Bremen’s prime roles at Pine Tree will be to evaluate potential acquisitions and manage the due-diligence process for properties under contract. But her deal involvement will not end at closing. “Given my asset-management background, I really enjoy staying involved in a deal post-close, which may be counter to a lot of acquisitions professionals out there,” she said. “But I like to see the pro forma assumptions come to fruition and the business plan executed.”

Among Pine Tree’s deals so far this year is the purchase of Sparks Galleria Shopping Center, near Reno, Nev., for $26.2 million, in partnership with Wanxiang America Corp. This transaction will soon spawn a 120,000-square-foot addition to the 214,000-square-foot center. The firm also entered -development partnerships with Inland Real Estate to build two shopping centers measuring about 100,000 square feet each — one near Chicago, and the other in Boise, Idaho. “We have the in-house expertise to evaluate deals from every angle,” Bremen said. “And repositioning doesn’t scare us; we’ve found a lot of success in the value-add sector, due to those in-house capabilities.”

Pine Tree is seeking opportunities throughout the U.S. and is poised to make other value-creation acquisitions, with strategies ranging from repositioning and retenanting to the development of center outlots, Bremen says. “We understand how dynamic the retail property sector is, and we seek to find the best opportunities in each market,” she said. “We don’t limit ourselves to specific strategies; we assess the risk-adjusted return, get a clear understanding of what’s driving people to the center and try to be on the best corner, with good access and visibility.”

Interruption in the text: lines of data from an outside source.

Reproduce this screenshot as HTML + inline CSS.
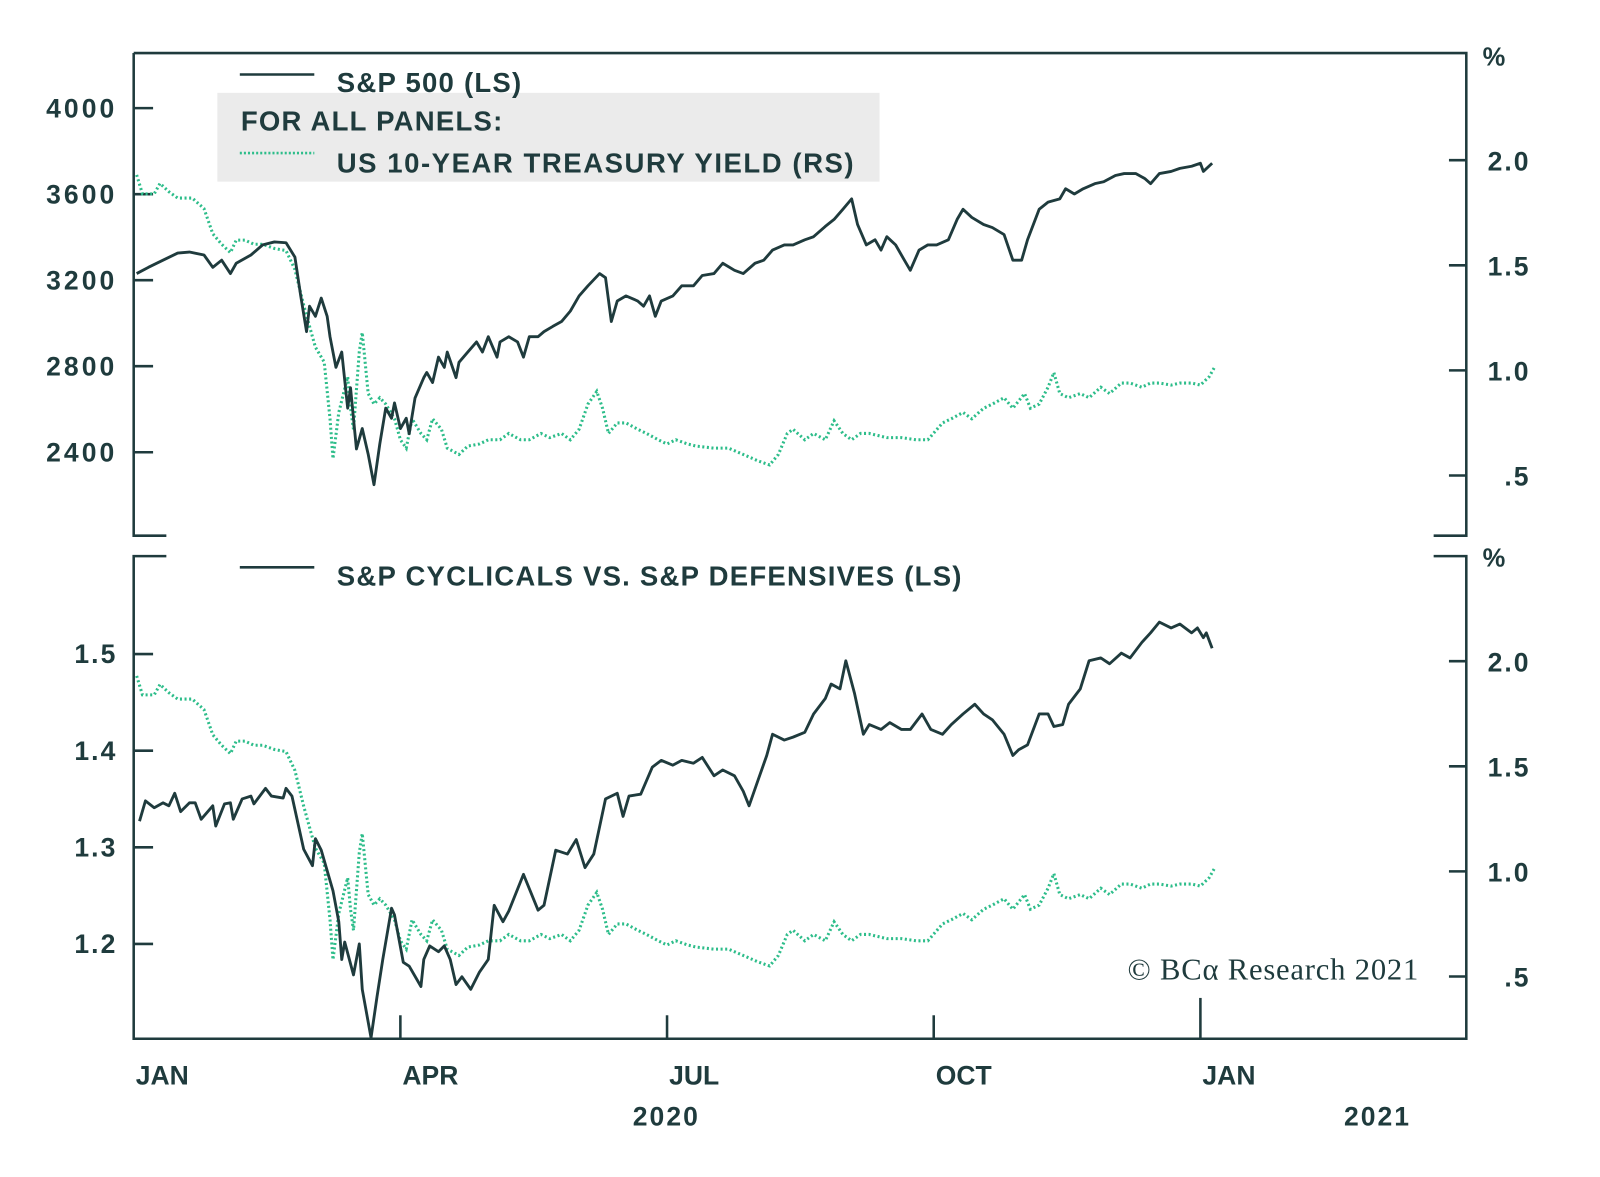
<!DOCTYPE html>
<html><head><meta charset="utf-8">
<style>
html,body{margin:0;padding:0;background:#fff;}
svg{display:block;}
text{font-family:"Liberation Sans",sans-serif;font-weight:bold;fill:#1f3b3d;}
</style></head>
<body>
<svg id="chart" width="1600" height="1177" viewBox="0 0 1568 1153.5">
  <g id="frame" stroke="#1f3b3d" stroke-width="2.5" fill="none">
    <path d="M131 52 H1437 V525 H1405 M131 52 V525 H163"/>
    <path d="M163 545 H131 V1018 H1437 V545 H1405"/>
  </g>
  <g id="axes"></g>
  <g id="series"></g>
  <g id="legend">
    <rect x="213" y="91" width="649" height="87" fill="#ebebeb"/>
    <line x1="235" y1="73" x2="308" y2="73" stroke="#1f3b3d" stroke-width="2.5"/>
    <text x="330" y="90" font-size="27" letter-spacing="1.2">S&amp;P 500 (LS)</text>
    <text x="236" y="128" font-size="27" letter-spacing="1.2">FOR ALL PANELS:</text>
    <line x1="235" y1="150" x2="308" y2="150" stroke="#2dbd8a" stroke-width="2.5" stroke-dasharray="2 2"/>
    <text x="330" y="169" font-size="27" letter-spacing="1.5">US 10-YEAR TREASURY YIELD (RS)</text>
    <line x1="235" y1="556" x2="308" y2="556" stroke="#1f3b3d" stroke-width="2.5"/>
    <text x="330" y="574" font-size="27" letter-spacing="1.2">S&amp;P CYCLICALS VS. S&amp;P DEFENSIVES (LS)</text>
  </g>
  <text x="1453" y="64" font-size="25">%</text>
  <text x="1453" y="555" font-size="25">%</text>
  <text x="1105" y="960" font-size="30" textLength="285" style="font-family:'Liberation Serif',serif;font-weight:normal">© BCα Research 2021</text>
</svg>
<script>
// ---- data ----
const spDays = [1,5,10,15,19,24,27,30,33,35,40,44,48,52,55,57,59,60,62,64,66,67,69,71,73,74,76,78,80,82,84,86,88,89,91,93,94,96,99,100,102,104,106,107,110,111,114,117,119,121,124,125,128,131,133,135,138,140,143,146,149,152,155,159,161,163,165,168,172,174,176,178,180,184,187,191,194,198,201,205,208,212,215,218,222,225,229,232,236,239,242,245,247,250,253,255,257,260,263,265,268,271,274,278,281,283,286,290,293,297,300,303,305,309,312,316,318,321,324,328,331,335,338,342,345,347,350,354,357,361,364,365,368];
const spValues = [3231,3260,3293,3326,3331,3317,3260,3293,3231,3279,3317,3364,3378,3374,3307,3127,2961,3079,3032,3117,3032,2937,2795,2866,2605,2700,2415,2510,2391,2249,2439,2605,2558,2629,2510,2558,2486,2652,2747,2771,2724,2842,2795,2866,2747,2818,2866,2913,2866,2937,2842,2913,2937,2913,2842,2937,2937,2961,2985,3008,3056,3127,3174,3231,3212,3008,3103,3127,3103,3079,3127,3032,3103,3127,3174,3174,3222,3231,3279,3246,3231,3279,3293,3340,3364,3364,3388,3402,3450,3483,3530,3578,3459,3364,3388,3340,3402,3364,3293,3246,3340,3364,3364,3388,3483,3530,3492,3459,3445,3412,3293,3293,3388,3530,3563,3578,3625,3601,3625,3649,3658,3687,3696,3696,3673,3649,3696,3706,3720,3730,3744,3706,3744];
const yDays = [1,3,7,9,12,15,20,24,27,30,33,35,38,41,44,48,52,55,58,60,62,65,67,68,70,73,74,75,77,78,80,82,84,86,89,91,93,95,98,100,102,105,107,111,114,118,121,125,128,132,135,139,142,146,149,152,155,158,160,162,165,168,172,175,179,182,185,189,192,198,203,208,213,217,220,223,225,229,232,236,239,242,245,248,251,257,262,267,271,276,279,283,286,290,293,297,300,304,306,309,312,314,316,319,323,326,330,333,337,340,344,347,350,354,357,361,364,367,369];
const yValues = [1.93,1.84,1.84,1.89,1.85,1.82,1.82,1.77,1.65,1.60,1.56,1.62,1.62,1.60,1.60,1.58,1.57,1.48,1.31,1.21,1.11,1.04,0.77,0.58,0.80,0.97,0.82,0.72,1.09,1.18,0.89,0.84,0.87,0.84,0.77,0.67,0.63,0.77,0.70,0.67,0.77,0.72,0.63,0.60,0.64,0.65,0.67,0.67,0.70,0.67,0.67,0.70,0.68,0.70,0.67,0.72,0.84,0.90,0.82,0.70,0.75,0.75,0.72,0.70,0.67,0.65,0.67,0.65,0.64,0.63,0.63,0.60,0.57,0.55,0.60,0.70,0.72,0.67,0.70,0.67,0.76,0.70,0.67,0.70,0.70,0.68,0.68,0.67,0.67,0.75,0.77,0.80,0.77,0.82,0.84,0.87,0.82,0.89,0.82,0.84,0.92,0.99,0.89,0.87,0.89,0.87,0.92,0.89,0.94,0.94,0.92,0.94,0.94,0.93,0.94,0.94,0.93,0.97,1.02];
const cDays = [2,4,7,10,12,14,16,19,21,23,27,28,31,33,34,37,40,41,45,47,51,52,54,58,61,62,64,68,70,71,72,75,77,78,81,83,85,88,89,92,94,98,99,101,104,106,108,110,112,115,118,121,123,126,128,133,138,140,144,148,151,154,157,161,165,167,169,173,177,180,184,187,191,194,198,201,205,208,210,213,216,218,222,225,229,232,236,238,241,243,246,249,251,255,258,262,265,269,272,276,279,283,287,290,293,297,300,302,305,309,312,314,317,319,323,326,330,333,337,340,344,347,350,354,357,361,363,365,366,368];
const cValues = [1.327,1.348,1.341,1.346,1.343,1.356,1.337,1.346,1.346,1.329,1.343,1.322,1.345,1.346,1.329,1.350,1.353,1.345,1.361,1.353,1.351,1.361,1.353,1.298,1.281,1.309,1.297,1.255,1.223,1.184,1.202,1.168,1.200,1.153,1.103,1.145,1.184,1.237,1.230,1.181,1.177,1.156,1.184,1.198,1.192,1.198,1.184,1.158,1.166,1.153,1.171,1.184,1.240,1.223,1.234,1.272,1.235,1.240,1.297,1.293,1.308,1.279,1.293,1.350,1.356,1.332,1.353,1.355,1.383,1.390,1.385,1.390,1.387,1.393,1.374,1.380,1.374,1.358,1.343,1.369,1.395,1.417,1.411,1.414,1.419,1.438,1.454,1.469,1.464,1.493,1.459,1.417,1.427,1.422,1.429,1.422,1.422,1.438,1.422,1.417,1.427,1.438,1.448,1.438,1.432,1.417,1.395,1.401,1.406,1.438,1.438,1.425,1.427,1.448,1.464,1.493,1.496,1.490,1.501,1.496,1.512,1.522,1.533,1.527,1.531,1.522,1.527,1.517,1.522,1.506];
const spTicks = [2400,2800,3200,3600,4000];
const yTicksTop = [0.5,1.0,1.5,2.0];
const yTickLabels = [".5","1.0","1.5","2.0"];
const cTicks = [1.2,1.3,1.4,1.5];
const monthDays = [0,91,182,273,364];
const monthLabels = ["JAN","APR","JUL","OCT","JAN"];

// ---- scales ----
const NS = "http://www.w3.org/2000/svg";
const xS = d => 131 + d * 2.872;
const spY = v => 106 + (4000 - v) * 84.3 / 400;
const yTopY = v => 157 + (2.0 - v) * 206;
const yBotY = v => 648 + (2.0 - v) * 206;
const cY = v => 641 + (1.5 - v) * 947;

function mk(tag, attrs, parent){
  const e = document.createElementNS(NS, tag);
  for (const k in attrs) e.setAttribute(k, attrs[k]);
  parent.appendChild(e);
  return e;
}
const axes = document.getElementById('axes');
const series = document.getElementById('series');
const dark = "#1f3b3d";

spTicks.forEach(v => {
  const y = spY(v);
  const t = mk('line', {x1:131, x2:150, y1:y, y2:y, stroke:dark, 'stroke-width':2.5}, axes);
  
  
  const l = mk('text', {x:115, y:y+9, 'font-size':26, 'letter-spacing':3, 'text-anchor':'end'}, axes);
  l.textContent = v;
  
  
});
[yTopY, yBotY].forEach((sc, pi) => {
  yTicksTop.forEach((v, i) => {
    const y = sc(v);
    const t = mk('line', {x1:1420, x2:1437, y1:y, y2:y, stroke:dark, 'stroke-width':2.5}, axes);
    
    
    const l = mk('text', {x:1500, y:y+10, 'font-size':26, 'letter-spacing':2, 'text-anchor':'end'}, axes);
    l.textContent = yTickLabels[i];
    
    
  });
});
cTicks.forEach(v => {
  const y = cY(v);
  const t = mk('line', {x1:131, x2:150, y1:y, y2:y, stroke:dark, 'stroke-width':2.5}, axes);
  
  
  const l = mk('text', {x:115, y:y+9, 'font-size':26, 'letter-spacing':2, 'text-anchor':'end'}, axes);
  l.textContent = v.toFixed(1);
  
  
});
monthDays.forEach((d, i) => {
  const x = xS(d);
  if (i > 0) {
    const t = mk('line', {x1:x, x2:x, y1:1018, y2:(i===4?978:995), stroke:dark, 'stroke-width':2.5}, axes);
    
    
  }
  const l = mk('text', {x:x+2, y:1063, 'font-size':26}, axes);
  l.textContent = monthLabels[i];
  
  
});
const y20 = mk('text', {x:653, y:1103, 'font-size':26, 'letter-spacing':2, 'text-anchor':'middle'}, axes);
y20.textContent = '2020';


const y21 = mk('text', {x:1350, y:1103, 'font-size':26, 'letter-spacing':2, 'text-anchor':'middle'}, axes);
y21.textContent = '2021';



function pathD(days, vals, sc){
  return days.map((d, i) => (i ? 'L' : 'M') + xS(d).toFixed(1) + ' ' + sc(vals[i]).toFixed(1)).join(' ');
}
const g1 = mk('path', {d:pathD(yDays, yValues, yTopY), fill:'none', stroke:'#2dbd8a', 'stroke-width':3, 'stroke-dasharray':'2 2.5'}, series);


const s1 = mk('path', {d:pathD(spDays, spValues, spY), fill:'none', stroke:dark, 'stroke-width':2.8, 'stroke-linejoin':'round'}, series);


const g2 = mk('path', {d:pathD(yDays, yValues, yBotY), fill:'none', stroke:'#2dbd8a', 'stroke-width':3, 'stroke-dasharray':'2 2.5'}, series);


const c1 = mk('path', {d:pathD(cDays, cValues, cY), fill:'none', stroke:dark, 'stroke-width':2.8, 'stroke-linejoin':'round'}, series);


</script>
</body></html>
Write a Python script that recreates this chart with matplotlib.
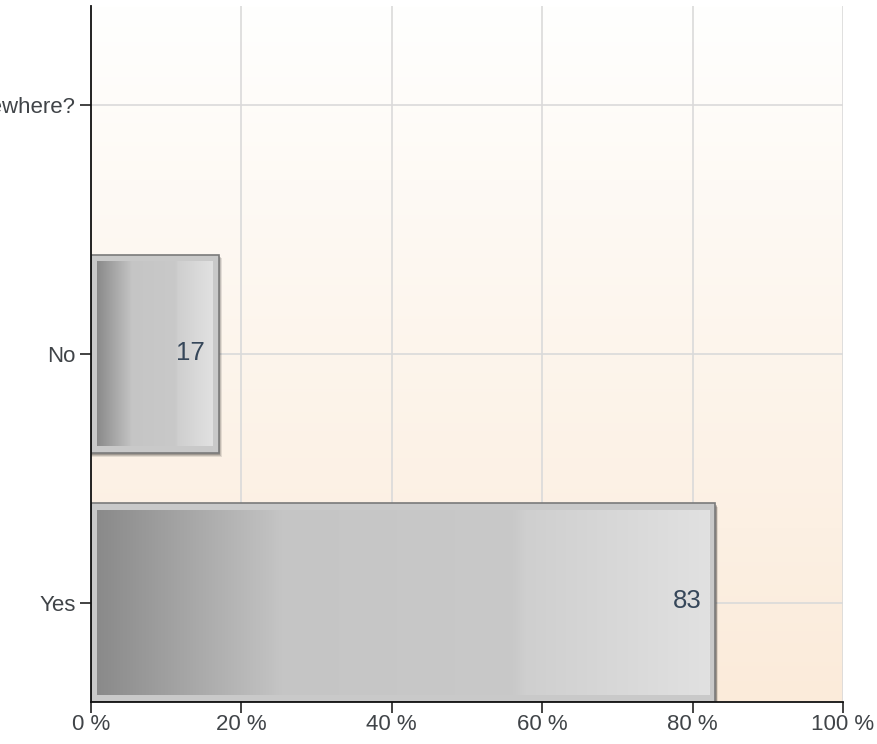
import numpy as np
import matplotlib
matplotlib.use("Agg")
import matplotlib.pyplot as plt
from matplotlib.patches import Rectangle

plt.rcParams['font.family'] = ['Liberation Sans', 'DejaVu Sans']

# data
categories = ['Yes', 'No', 'Somewhere?']
values = [83, 17, 0]
xticks = [0, 20, 40, 60, 80, 100]

fig = plt.figure(figsize=(8.78, 7.44), dpi=100)
ax = fig.add_axes([91 / 878, 42 / 744, 752 / 878, 696 / 744])

ypos = np.arange(len(categories))

# background gradient (light peach at bottom -> white at top)
bot = np.array([251, 235, 218]) / 255
top = np.array([255, 255, 254]) / 255
t = np.linspace(0, 1, 256)[:, None]
bg = (bot * (1 - t) + top * t)[:, None, :]
ax.imshow(bg, extent=[0, 100, -0.4, 2.4], aspect='auto', zorder=0,
          origin='lower')

# grid
for x in xticks[1:]:
    ax.axvline(x, color='#dadada', lw=1.2, zorder=1)
for y in ypos:
    ax.axhline(y, color='#dadada', lw=1.2, zorder=1)

# bar gradient: dark ramp, flat middle, lighter right section
stops = [0.0, 0.28, 0.3, 0.68, 0.7, 1.0]
levels = [138, 192, 197, 201, 207, 225]
u = np.linspace(0, 1, 300)
g = np.interp(u, stops, levels) / 255
grad = np.stack([g, g, g], axis=-1)[None, :, :]

h = 0.8
for y, v in zip(ypos, values):
    if v <= 0:
        continue
    y0 = y - h / 2
    # soft shadow
    for k, a in enumerate([0.10, 0.14, 0.18]):
        off = 0.7 - k * 0.2
        ax.add_patch(Rectangle((0, y0 - off * 0.02), v + off * 0.6, h,
                               facecolor='black', alpha=a, lw=0, zorder=2))
    ax.add_patch(Rectangle((0, y0), v, h, facecolor='#c9c9c9',
                           edgecolor='#7a7a7a', lw=1.2, zorder=3))
    ix = 0.8
    iy = 0.028
    ax.imshow(grad, extent=[ix, v - ix, y0 + iy, y0 + h - iy],
              aspect='auto', zorder=4, interpolation='bilinear')
    ax.annotate(str(v), (v, y), xytext=(-10, 1), textcoords='offset points',
                ha='right', va='center', fontsize=18.5, color='#36475a',
                zorder=5)

ax.set_xlim(0, 100)
ax.set_ylim(-0.4, 2.4)

ax.set_yticks(ypos)
ax.set_yticklabels(categories)
ax.set_xticks(xticks)
ax.set_xticklabels([f'{x} %' for x in xticks])
ax.tick_params(axis='both', direction='out', length=8, width=1.2,
               labelsize=16, labelcolor='#404448', color='#222222', pad=3)
ax.tick_params(axis='x', pad=1)

for s in ['top', 'right']:
    ax.spines[s].set_visible(False)
for s in ['left', 'bottom']:
    ax.spines[s].set_color('#111111')
    ax.spines[s].set_linewidth(1.3)
    ax.spines[s].set_zorder(6)

fig.savefig('out.png', dpi=100, facecolor='white')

Bremen’s decade of experience in shopping center real estate and her understanding of acquisitions and asset management “make her a valuable asset,” says Todd Zinsmaster, Pine Tree’s executive vice president of acquisitions and development. Another of Bremen’s strengths is her understanding of a deal’s underlying real estate, says Linda Weber, a former colleague and a group senior vice president at Cole Taylor Bank. “She has exceptional insight and perspective of the market, and she is technical with her analysis of the financials,” Weber said. These skills enable Bremen to be creative in structuring deals that meet the objectives of both borrower and lender, Weber says. “Erin is always the calm in the storm,” said Carrie DeWees, associate director of the Allstate real estate equity group. “What attracted us to Erin, and what she’ll bring to Pine Tree, is what everybody wants these days: multiple skills.”

The CMBS lending market “is definitely back and appears to be ramping up,” said Bremen. Given the improving economy, she says, the maturing CMBS debt that has been the cause for concern in the industry will pose no material threat to the retail sector’s fundamentals. Regional banks are also healthy, she says, and there is plenty of debt and equity out there pursuing retail opportunities.

Bremen is married to a commercial real estate lender, so there is lots of shoptalk in the household. “It’s fun to bounce ideas off of each other,” she said. “It allows me to know what is going on with regional banks and how aggressive and competitive [lenders are].” She and her husband have two young children, a 3-year-old and a 7-month-old. Bremen’s post at Pine Tree offers another big plus: “My commute is only 12 minutes, which provides for nice work-life balance,” she said. “I will only miss bedtime if I’m traveling.”